伊万里市立花町渚 松尾テイさん(大5生)

伊万里読み聞かせボランティア 田中亮子さん

 ある百姓の貧しい男が、畑に行ったら、

鶴が傷(けが)をして飛べないでいました。

羽の根元に矢がささっていて、飛べないでいたので、

「ああ、お前。こいば、あの、矢ば射られとったのう」と言って、

外してやり、治療してあげてから、

「ほら、お前。飛び立って行きんさい」と言って空に離してやりました。

数日後に、きれいな可愛らしい女の人が来て、

「ほんのこて、先日助けてもろうた鶴で、

何ないとんご恩返しにと思うて来た」と言いました・

甲斐甲斐しく嫁さんは世話をしてくれますが、

小作の百姓なので、なかなか裕福にはなりません。

「今年も年越しゃどがんしゅうか」と、言ったら、嫁さんが、

「そいぎぃ、ちょっと待ってくんさい。

こいから一週間、私の部屋には、さあ、ここは覗かじおってくんさい」と言って、

部屋に籠って、カチャンカチャンカチャンと機織りを始めました。

でも、覗かないで下さいと嫁さんが言うので、

覗かないでいたところ、きれいな反物を持って来て、

「こいば、夜通し日通し織ったとじゃっけん、町に行くぎぃ、こいない百両には売るっけん、

そいしこには売って来んさい」と言いました。

これが百両で売れるのだろうか、と思いながら町に売りに行ったところ、

嫁さんが言った通り、百両で売れました。
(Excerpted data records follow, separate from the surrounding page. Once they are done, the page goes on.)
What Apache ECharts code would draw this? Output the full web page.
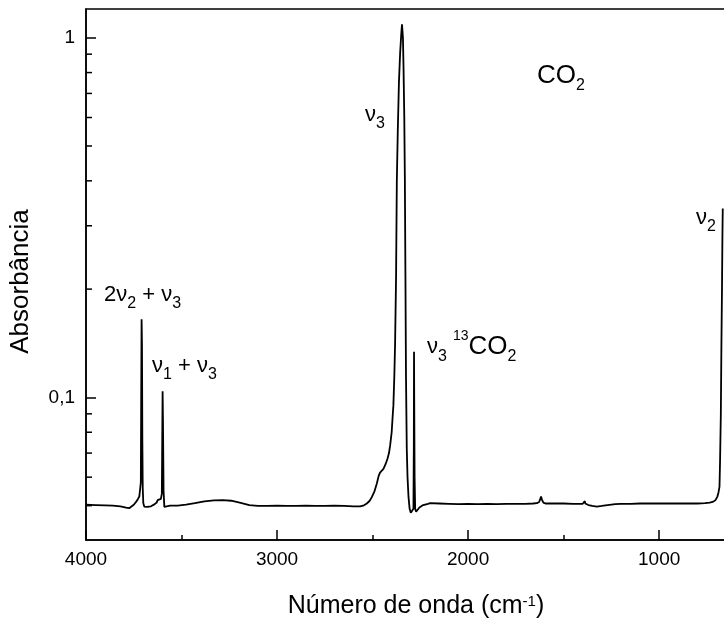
<!DOCTYPE html>
<html>
<head>
<meta charset="utf-8">
<script src="https://cdn.jsdelivr.net/npm/echarts@6/dist/echarts.min.js"></script>
<style>html,body{margin:0;padding:0;background:#fff;}#chart{width:724px;height:622px;}</style>
</head>
<body>
<div id="chart"></div>
<script>
// ---- data ----
const wavenumber = [
  4000, 3950, 3900, 3860, 3820, 3790, 3774, 3764, 3750, 3738, 3728, 3721, 3716, 3713, 3711, 3709, 3707, 3705, 3703, 3700,
  3695, 3680, 3660, 3642, 3630, 3625, 3618, 3608, 3603, 3601, 3599, 3597, 3594, 3590, 3586, 3578, 3560, 3520, 3476, 3430,
  3380, 3330, 3284, 3240, 3190, 3145, 3100, 3050, 3000, 2950, 2900, 2850, 2800, 2750, 2700, 2650, 2600, 2565, 2545, 2530,
  2515, 2504, 2490, 2478, 2468, 2461, 2452, 2443, 2432, 2422, 2414, 2408, 2400, 2394, 2391, 2386, 2382, 2377, 2373, 2368,
  2362, 2356, 2350, 2346, 2344, 2341, 2338, 2334, 2331, 2328, 2325, 2321, 2317, 2312, 2306, 2300, 2295, 2290, 2286, 2284,
  2283, 2282, 2280, 2277, 2272, 2265, 2255, 2245, 2235, 2225, 2210, 2199, 2150, 2100, 2050, 2000, 1950, 1900, 1850, 1800,
  1750, 1700, 1660, 1640, 1628, 1622, 1618, 1614, 1606, 1595, 1560, 1500, 1450, 1400, 1391, 1389, 1387, 1370, 1350, 1326,
  1300, 1270, 1230, 1200, 1150, 1100, 1050, 1000, 950, 900, 850, 800, 760, 735, 716, 705, 695, 689, 684, 681,
  677, 674, 671, 669, 667
];
const absorbance = [
  0.0503, 0.0502, 0.0501, 0.0500, 0.0498, 0.0494, 0.0492, 0.0496, 0.0503, 0.0512, 0.0522, 0.0530, 0.0560, 0.0580, 0.100, 0.165, 0.140, 0.075, 0.056, 0.0508,
  0.0497, 0.0496, 0.0498, 0.0504, 0.0510, 0.0518, 0.0514, 0.0522, 0.0540, 0.075, 0.104, 0.085, 0.055, 0.0496, 0.0493, 0.0498, 0.0500, 0.0500, 0.0503, 0.0508,
  0.0514, 0.0517, 0.0518, 0.0516, 0.0509, 0.0502, 0.0499, 0.0499, 0.0500, 0.0499, 0.0499, 0.0500, 0.0499, 0.0499, 0.0500, 0.0499, 0.0498, 0.0498, 0.0501, 0.0507,
  0.0516, 0.0528, 0.0548, 0.0575, 0.0605, 0.0618, 0.0625, 0.0633, 0.0652, 0.0675, 0.0700, 0.0735, 0.0800, 0.0900, 0.0950, 0.115, 0.142, 0.216, 0.40, 0.55,
  0.75, 0.90, 1.02, 1.09, 1.10, 1.00, 0.83, 0.60, 0.41, 0.22, 0.114, 0.072, 0.060, 0.053, 0.0490, 0.0478, 0.0476, 0.0480, 0.0490, 0.075,
  0.134, 0.100, 0.060, 0.0490, 0.0481, 0.0486, 0.0494, 0.0499, 0.0502, 0.0504, 0.0506, 0.0508, 0.0507, 0.0506, 0.0505, 0.0506, 0.0505, 0.0506, 0.0505, 0.0506,
  0.0506, 0.0506, 0.0507, 0.0508, 0.0512, 0.0522, 0.0530, 0.0520, 0.0510, 0.0507, 0.0507, 0.0507, 0.0506, 0.0506, 0.0508, 0.0515, 0.0507, 0.0502, 0.0499, 0.0497,
  0.0499, 0.0502, 0.0505, 0.0506, 0.0506, 0.0507, 0.0507, 0.0507, 0.0507, 0.0507, 0.0507, 0.0507, 0.0508, 0.0510, 0.0513, 0.0518, 0.0530, 0.0545, 0.0565, 0.067,
  0.090, 0.14, 0.20, 0.27, 0.335
];
const xRange = [650, 4000];
const yRange = [0.04013, 1.2018];
const yMinorTicks = [0.05, 0.06, 0.07, 0.08, 0.09, 0.2, 0.3, 0.4, 0.5, 0.6, 0.7, 0.8, 0.9];
const xTitle = 'Número de onda (cm{sup|-1})';
const yTitle = 'Absorbância';

// ---- chart ----
const FONT = '"Liberation Sans", Arial, sans-serif';
const chart = echarts.init(document.getElementById('chart'), null, {renderer: 'canvas'});
const spectrum = wavenumber.map((w, i) => [w, absorbance[i]]);

const annot = (x, y, text) => ({
  type: 'text', x: x, y: y, z: 100,
  style: {
    text: text,
    fill: '#000',
    rich: {
      b: {fontSize: 22, fontFamily: FONT, color: '#000', lineHeight: 34, verticalAlign: 'middle'},
      c: {fontSize: 26, fontFamily: FONT, color: '#000', lineHeight: 36, verticalAlign: 'middle'},
      s: {fontSize: 16, fontFamily: FONT, color: '#000', verticalAlign: 'bottom'},
      p: {fontSize: 14, fontFamily: FONT, color: '#000', verticalAlign: 'top'}
    }
  }
});

chart.setOption({
  animation: false,
  backgroundColor: '#fff',
  grid: {left: 86, top: 9, right: -2, bottom: 82, show: true, borderColor: '#000', borderWidth: 1.5,
    containLabel: false, outerBoundsMode: 'none'},
  xAxis: {
    type: 'value', inverse: true, min: xRange[0], max: xRange[1], splitNumber: 3,
    axisLine: {lineStyle: {color: '#000', width: 1.5}},
    axisTick: {inside: true, length: 10, lineStyle: {color: '#000', width: 1.5}},
    minorTick: {show: true, splitNumber: 2, length: 5, lineStyle: {color: '#000', width: 1.5}},
    splitLine: {show: false},
    axisLabel: {showMinLabel: false, color: '#000', fontSize: 19, fontFamily: FONT, margin: 10,
      formatter: v => String(v)},
    name: xTitle, nameLocation: 'middle', nameGap: 54,
    nameTextStyle: {color: '#000', fontSize: 25, fontFamily: FONT, padding: [0, 0, 0, 20],
      rich: {sup: {fontSize: 15, fontFamily: FONT, color: '#000', verticalAlign: 'top'}}}
  },
  yAxis: {
    type: 'log', logBase: 10, min: yRange[0], max: yRange[1],
    axisLine: {lineStyle: {color: '#000', width: 1.5}},
    axisTick: {inside: true, length: 10, lineStyle: {color: '#000', width: 1.5}},
    minorTick: {show: false},
    splitLine: {show: false},
    axisLabel: {showMinLabel: false, showMaxLabel: false, color: '#000', fontSize: 19, fontFamily: FONT, margin: 11,
      formatter: v => String(+v.toPrecision(6)).replace('.', ',')},
    name: yTitle, nameLocation: 'middle', nameGap: 52,
    nameTextStyle: {color: '#000', fontSize: 26, fontFamily: FONT, padding: [0, 14, 0, 0]}
  },
  series: [
    {
      type: 'line', data: spectrum, showSymbol: false, symbol: 'none',
      lineStyle: {color: '#000', width: 1.8}, clip: true
    },
    {
      type: 'custom',
      data: yMinorTicks.map(v => [xRange[1], v]),
      renderItem: (params, api) => {
        const p = api.coord([api.value(0), api.value(1)]);
        return {type: 'line', shape: {x1: p[0], y1: p[1], x2: p[0] + 6, y2: p[1]},
          style: {stroke: '#000', lineWidth: 1.5}};
      },
      clip: false, silent: true
    }
  ],
  graphic: [
    annot(537, 58, '{c|CO}{s|2}'),
    annot(365, 98, '{b|ν}{s|3}'),
    annot(104, 278, '{b|2ν}{s|2}{b| + ν}{s|3}'),
    annot(152, 349, '{b|ν}{s|1}{b| + ν}{s|3}'),
    annot(427, 329, '{b|ν}{s|3}{b| }{p|13}{c|CO}{s|2}'),
    annot(696, 201, '{b|ν}{s|2}')
  ]
});
</script>
</body>
</html>
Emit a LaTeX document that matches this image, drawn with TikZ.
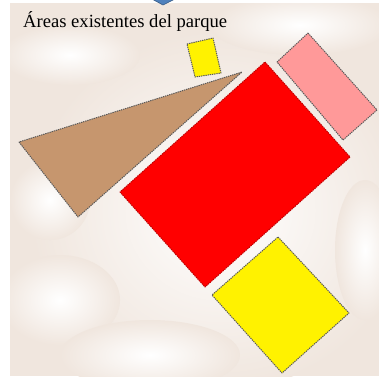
\documentclass[tikz,border=0pt]{standalone}
\usepackage{fontspec}
\setmainfont{Liberation Serif}
\begin{document}
\begin{tikzpicture}[x=1pt,y=-1pt,
  area/.style={draw=black!65, dash pattern=on 1.3pt off 0.9pt, line width=1pt, line join=round},
  blob/.style={shading=radial, inner color=white, outer color=bgc}]
\definecolor{bgc}{RGB}{240,230,222}
\definecolor{tan}{RGB}{198,150,110}
\definecolor{pinkish}{RGB}{255,153,153}
\definecolor{bluetip}{RGB}{79,129,189}
\useasboundingbox (0,0) rectangle (379,376);
\fill[white] (0,0) rectangle (379,376);
\begin{scope}
\clip (10,3) rectangle (379,376);
\fill[bgc] (10,3) rectangle (379,376);
\shade[blob] (220,210) ellipse (190 and 180);
\shade[blob] (70,55) ellipse (70 and 30);
\shade[blob] (300,25) ellipse (90 and 30);
\shade[blob] (50,200) ellipse (40 and 40);
\shade[blob] (60,300) ellipse (60 and 45);
\shade[blob] (150,355) ellipse (90 and 35);
\shade[blob] (365,250) ellipse (30 and 70);
\end{scope}
\fill[bluetip, draw=bluetip!70!black, line width=0.6pt] (152,-1) -- (175,-1) -- (163,5) -- cycle;
\node[anchor=base west, inner sep=0pt, font=\fontsize{18.6}{20}\selectfont] (title) at (23,27) {Áreas existentes del parque};
\filldraw[area, fill=yellow] (187,44) -- (213,38) -- (221,73) -- (195,77) -- cycle;
\filldraw[area, fill=pinkish] (308,33) -- (377,110) -- (343,140) -- (277,62) -- cycle;
\filldraw[area, fill=red, draw=red!75!black] (265,62) -- (350,157) -- (205,287) -- (120,192) -- cycle;
\filldraw[area, fill=tan] (19,142) -- (78,217) -- (242,72) -- cycle;
\filldraw[area, fill=yellow] (278,237) -- (349,313) -- (282,373) -- (212,295) -- cycle;
\end{tikzpicture}
\end{document}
そして帰って来て、

「また糸ばこう垂れて、まあ一枚(いっちょ)織ってくれんかん」と言いました。

「まあ一枚(いっちょ)ですかあ」と言って、聟さんの言うことだからと思い、

「今度も絶対、覗くぎでけんばんたあ」と、言いましたが、

聟さんが、障子の隠れから覗いたら、嫁さんは鶴の姿で、

自分の毛をむしって、織っていたのでした。

こんなことをして織っていたのかと聟さんは思いました。

鶴の嫁さんは覗かれたことを知って、

「私はこいから先ゃおられんけん」と言って、

その織り上げた反物を置いて飛んで行ってしまいました。

それからまた聟さんは、元の貧しい男になってしまいました。

鶴の恩返しだったんですよ。

助けられた鶴はご恩返しに来たのに、聟さんが約束を守らなかったのでこんなことになってしまいました。

だから、ちゃあーんと、約束したことは、守らなくてはいけないんですよ。

これでおしまい、チャンチャン。